Lipreading Practice

Article written for programme of Bach Choir concert

June 2019

This was written to go in the programme of a signed performance of Beethoven’s Missa Solmnis by the Bach Choir at the Royal Festival Hall. It was very well received. 28th June 2019. The signer was the motivational speaker and musician Paul Whittaker.

Let The Music Begin

Communication is so important to all of us. It enables us to enjoy each other’s company, experiences, exchange ideas and through music to enjoy the sounds and often have emotional experiences. I have always loved poetry, stories and music but in the 1980’s when I was in my early thirties catastrophe struck. I found I had a profound hearing loss. I loved my job as a primary school teacher and found so much pleasure seeing the development of the children and staff too, when I was appointed headteacher. My hearing loss impacted on all areas of my life especially school. I struggled on for 13 years but eventually I took early retirement.

I didn't realise how little hearing I had for many years and always felt that if I tried harder I would be able to hear better BUT it didn't work! I misheard what was said and missed so much of the conversation. Very embarrassing. I felt quite isolated in large groups and dreaded going to parties or large dinners but because of my life style this was very much a part of my life. For a while following my retirement I felt quite depressed and isolated. I was reluctant to join groups because what was the point in talking to people when you couldn’t hear what they were saying and didn’t know they were speaking to you! People with hearing loss can often seem aloof, rude, stupid or worse simply because we haven’t heard what has been said. Obviously following instructions is difficult if you haven’t heard them.

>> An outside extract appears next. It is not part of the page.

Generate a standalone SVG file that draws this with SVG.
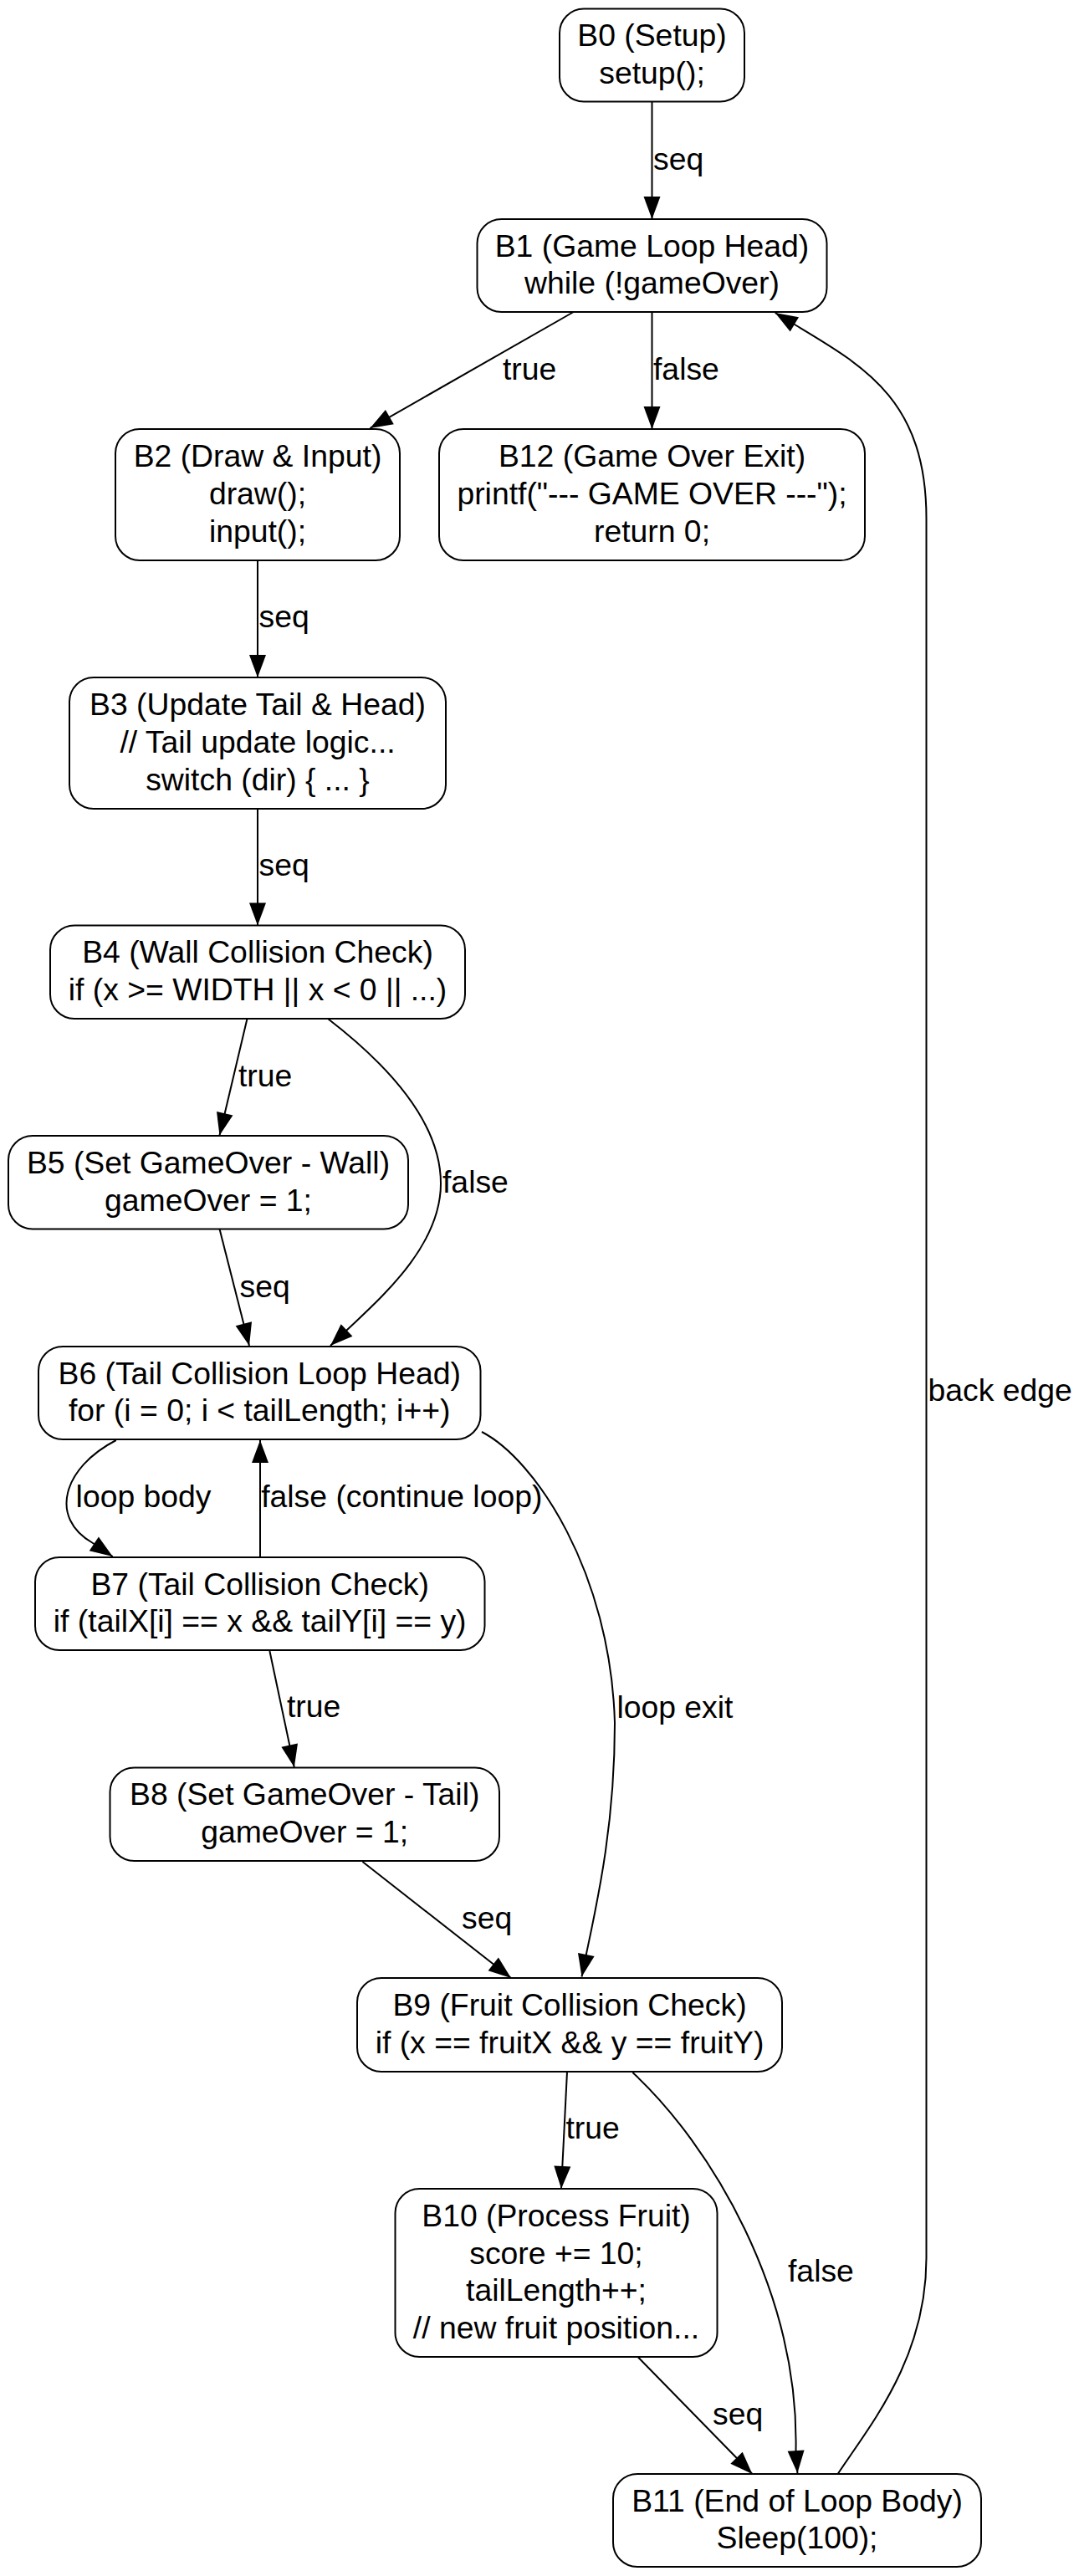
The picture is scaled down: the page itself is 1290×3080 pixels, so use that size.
<svg xmlns="http://www.w3.org/2000/svg" width="1290" height="3080" viewBox="0 0 1290 3080">
<style>
.n rect{fill:#fff;stroke:#000;stroke-width:2}
.n text,.lbl{font-family:"Liberation Sans",Arial,Helvetica,sans-serif;font-size:37.33px;fill:#000}
.n text{text-anchor:middle}
.e path{fill:none;stroke:#000;stroke-width:2;marker-end:url(#ah)}
</style>
<defs>
<marker id="ah" markerUnits="userSpaceOnUse" markerWidth="28" markerHeight="20" refX="27" refY="10" orient="auto" viewBox="0 0 28 20" overflow="visible">
<path d="M0,0 L27,10 L0,20 Z" fill="#000"/>
</marker>
</defs>
<rect width="1290" height="3080" fill="#fff"/>
<g id="edges" class="e">
<path d="M779.5,121.5 L779.5,262"/>
<path d="M685.7,373 L442.4,512"/>
<path d="M779.5,373 L779.5,513"/>
<path d="M1001.6,2958 C1040,2900 1107.5,2820 1107.5,2700 L1107.5,620 C1107.5,480 1035,439 952.5,389.5 L926.7,374"/>
<path d="M308,670 L308,810"/>
<path d="M308,967 L308,1106.5"/>
<path d="M295.5,1218 L262.5,1357.5"/>
<path d="M392,1218 C440,1255 527,1330 527,1415 C527,1490 455,1552 415,1590 L395,1609"/>
<path d="M262.5,1469.5 L298,1609"/>
<path d="M138.8,1722 C75,1755 58,1815 111,1845 L134.7,1861"/>
<path d="M311,1862 L311,1722"/>
<path d="M576,1712 C640,1745 730,1880 735,2060 C735,2180 715,2270 701,2336 L695.5,2363.5"/>
<path d="M322.4,1974 L351.8,2113"/>
<path d="M433.5,2226 L611,2365"/>
<path d="M678,2477 L671,2617"/>
<path d="M756.4,2478 C850,2565 955,2740 951.5,2929 L953.4,2957"/>
<path d="M763,2818.5 L899.4,2958"/>
<text class="lbl" x="781" y="203">seq</text>
<text class="lbl" x="601" y="454">true</text>
<text class="lbl" x="781" y="454">false</text>
<text class="lbl" x="1109.5" y="1675">back edge</text>
<text class="lbl" x="309.5" y="750">seq</text>
<text class="lbl" x="309.5" y="1047">seq</text>
<text class="lbl" x="285" y="1299">true</text>
<text class="lbl" x="529" y="1426">false</text>
<text class="lbl" x="286.6" y="1551">seq</text>
<text class="lbl" x="90.6" y="1802">loop body</text>
<text class="lbl" x="312.2" y="1802">false (continue loop)</text>
<text class="lbl" x="737.4" y="2054">loop exit</text>
<text class="lbl" x="343" y="2053">true</text>
<text class="lbl" x="552" y="2306">seq</text>
<text class="lbl" x="676.4" y="2557">true</text>
<text class="lbl" x="942" y="2728">false</text>
<text class="lbl" x="852" y="2899">seq</text>
</g>
<g id="B0" class="n"><rect x="669" y="10.5" width="221" height="111" rx="29"/><text x="779.5" y="55.1">B0 (Setup)</text><text x="779.5" y="99.9">setup();</text></g>
<g id="B1" class="n"><rect x="570.5" y="262" width="418" height="111" rx="29"/><text x="779.5" y="306.6">B1 (Game Loop Head)</text><text x="779.5" y="351.4">while (!gameOver)</text></g>
<g id="B12" class="n"><rect x="525" y="513" width="509" height="157" rx="29"/><text x="779.5" y="558.2">B12 (Game Over Exit)</text><text x="779.5" y="603">printf("--- GAME OVER ---");</text><text x="779.5" y="647.8">return 0;</text></g>
<g id="B2" class="n"><rect x="138" y="513" width="340" height="157" rx="29"/><text x="308" y="558.2">B2 (Draw &amp; Input)</text><text x="308" y="603">draw();</text><text x="308" y="647.8">input();</text></g>
<g id="B3" class="n"><rect x="83" y="810" width="450" height="157" rx="29"/><text x="308" y="855.2">B3 (Update Tail &amp; Head)</text><text x="308" y="900">// Tail update logic...</text><text x="308" y="944.8">switch (dir) { ... }</text></g>
<g id="B4" class="n"><rect x="60" y="1106.5" width="496" height="111.5" rx="29"/><text x="308" y="1151.4">B4 (Wall Collision Check)</text><text x="308" y="1196.2">if (x &gt;= WIDTH || x &lt; 0 || ...)</text></g>
<g id="B5" class="n"><rect x="10" y="1358" width="478" height="111.5" rx="29"/><text x="249" y="1402.9">B5 (Set GameOver - Wall)</text><text x="249" y="1447.7">gameOver = 1;</text></g>
<g id="B6" class="n"><rect x="46" y="1610" width="528.5" height="111" rx="29"/><text x="310.2" y="1654.6">B6 (Tail Collision Loop Head)</text><text x="310.2" y="1699.4">for (i = 0; i &lt; tailLength; i++)</text></g>
<g id="B7" class="n"><rect x="42" y="1862" width="537.5" height="111" rx="29"/><text x="310.7" y="1906.6">B7 (Tail Collision Check)</text><text x="310.7" y="1951.4">if (tailX[i] == x &amp;&amp; tailY[i] == y)</text></g>
<g id="B8" class="n"><rect x="131.5" y="2113.5" width="465.5" height="111.5" rx="29"/><text x="364.2" y="2158.4">B8 (Set GameOver - Tail)</text><text x="364.2" y="2203.2">gameOver = 1;</text></g>
<g id="B9" class="n"><rect x="427" y="2365" width="508" height="112" rx="29"/><text x="681" y="2410.1">B9 (Fruit Collision Check)</text><text x="681" y="2454.9">if (x == fruitX &amp;&amp; y == fruitY)</text></g>
<g id="B10" class="n"><rect x="472.5" y="2617" width="385" height="201" rx="29"/><text x="665" y="2661.8">B10 (Process Fruit)</text><text x="665" y="2706.6">score += 10;</text><text x="665" y="2751.4">tailLength++;</text><text x="665" y="2796.2">// new fruit position...</text></g>
<g id="B11" class="n"><rect x="733" y="2958" width="440" height="111" rx="29"/><text x="953" y="3002.6">B11 (End of Loop Body)</text><text x="953" y="3047.4">Sleep(100);</text></g>
</svg>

I realised I must help myself! I joined a lipreading class and that was one of the best things I have ever done! Being with others who understood was so important and we swapped ideas and strategies as well as developing our lipreading skills. It does wonders for your confidence! I still used my skills by working with children who had specific learning difficulties and then following the development of my own lipreading skills, in 2006 I began to teach lipreading. I still teach a voluntary lipreading support group. I have also produced a website: It is a free resource for anyone wishing to practise lipreading or to find useful addresses or tips and deaf awareness. It can be used to help people recovering from strokes or by those who, like me, have had cochlear implants, to practise speech sounds recognition and following speech.

There is so much more I could talk about. Hearing aids, loop systems and other developments have made a real impact, but most important is deaf awareness. If hearing people were more aware of hearing loss and knew how to help us in various situations, it would be so useful. In February this year, I hosted a Livery Company event to raise deaf awareness. I made a presentation and then two amazing young ladies told of their experiences and played individually and together. They are both professional musicians who happen to be deaf! Our guests were stunned! It was a wonderful afternoon and together we sent the message that those of us with hearing loss can do everything that hearing people can do except hear. Never give up there is always something we can do but we have to look for it.